En este sentido, parecería ilógico impugnar por ejemplo la presencia (y la conservación) de los templos de Chichén Itzá, de la Tribuna Zeppelin o del Coliseo romano, por haber cobijado en su momento el culto a la inmolación humana. Son solo trozos de piedra. Pero también constituyen un registro histórico material. Y las nuevas generaciones tienen derecho a la oportunidad de palpitar la historia antigua frente a ellas (o dentro de ellas), y percibir a flor de piel (cosa imposible de lograr desde una fotografía o un vídeo) el sentimiento que en su momento éstas ayudaron a despertar en algunos individuos, motivándolos a reaccionar  afirmativamente al mensaje que su presencia supuestamente trasmitía (los mayas por ejemplo, así como los pro-nazis y los antiguos romanos apoyaban eufóricos, desde esos majestuosos escenarios, despropósitos terribles). Sin embargo el flujo de la Historia, como señalara Zygmunt Baumann no parece ser lineal sino circular, y muchos de los hitos funestos de su trama,  que podríamos suponer ya felizmente superados, podrían sin embargo en algún momento volver a presentarse frente a nosotros. Y en ese sentido es comprensible la destrucción de aquellos apeos que puedan facilitarlo.

Pero la perversión no es mérito del objeto mismo, y su destrucción no borra la afrenta (así como tampoco su conservación la perpetúa), sino que es la emoción humana la que se alimenta aferrándose a la visión o a la posesión de ciertos  objetos por lo que éstos le representan, y no por su masa concreta. La malignidad (así como también la bondad) no es propia de las cosas inanimadas, sino de las manos que se escudan detrás de ellas. Es el hombre quien les asigna una extraña fenomenología calificándolas como “buenas” o “malas” para su vida y  vivificándolas con una potencia que no tienen. Y alimenta su alma y su convicción, por un lado manteniendo en su poder aquellos objetos que ilusoriamente lo fortifican, y por otro destruyendo  aquellos que imagina  como cábalas que podrían debilitarlo cultivando el empoderamiento de un “arma espiritual” que, en la cruda realidad, es tan mística como inconducente. La bondad humana no surge de símbolos de culto, sino de individuos fuertes y saludables, así como la malicia es el fruto de mentes insanas y retorcidas y no de objetos desgraciados. La guerra no es un “arte” como la titulase Sun Tzu miles de años atrás, sino un recurso miserable de la impotencia,  la insensatez y la irresponsabilidad humana, y el hombre no puede (no debe) blandir objetos fetichistas para “legalizar” sus actos de crueldad o esconderse detrás de ellos para destruir a otros hombres.

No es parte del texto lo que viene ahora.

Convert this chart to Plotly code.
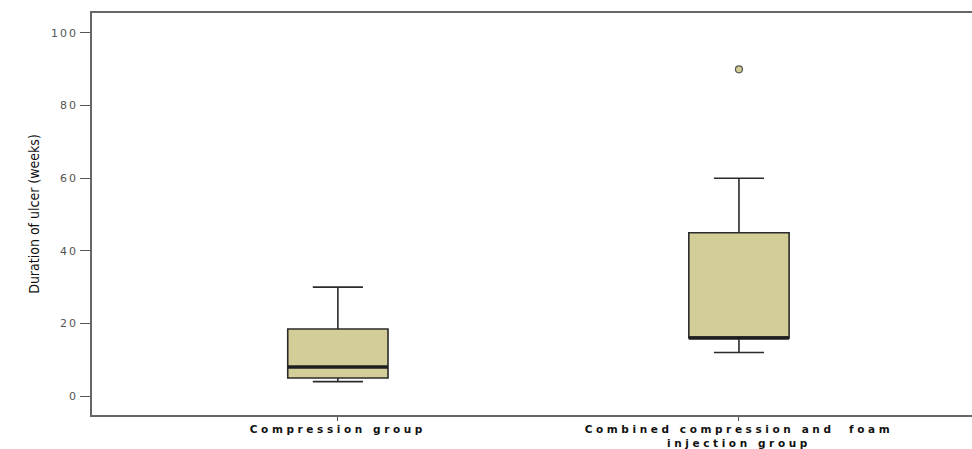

Por eso, ¡qué bueno sería poder desembarazar a aquellos objetos mancillados, de la carga tenebrosa que los condena (y que fue puesta en ellos sin que lo pudiesen consentir o rechazar), para que su presencia en lugar de ser percibida como un mensaje perpetuamente amenazador (y solo borrable por su “muerte” material o su exilio eterno) pueda ser, por el contrario, apreciada por su nuda belleza con  emoción positiva y devuelta, sin temores ni cargos de conciencia, al mundo puro del Arte!

 

Nora Sisto

Junio, 2019



[i]El presente artículo fue escrito en el año 2018.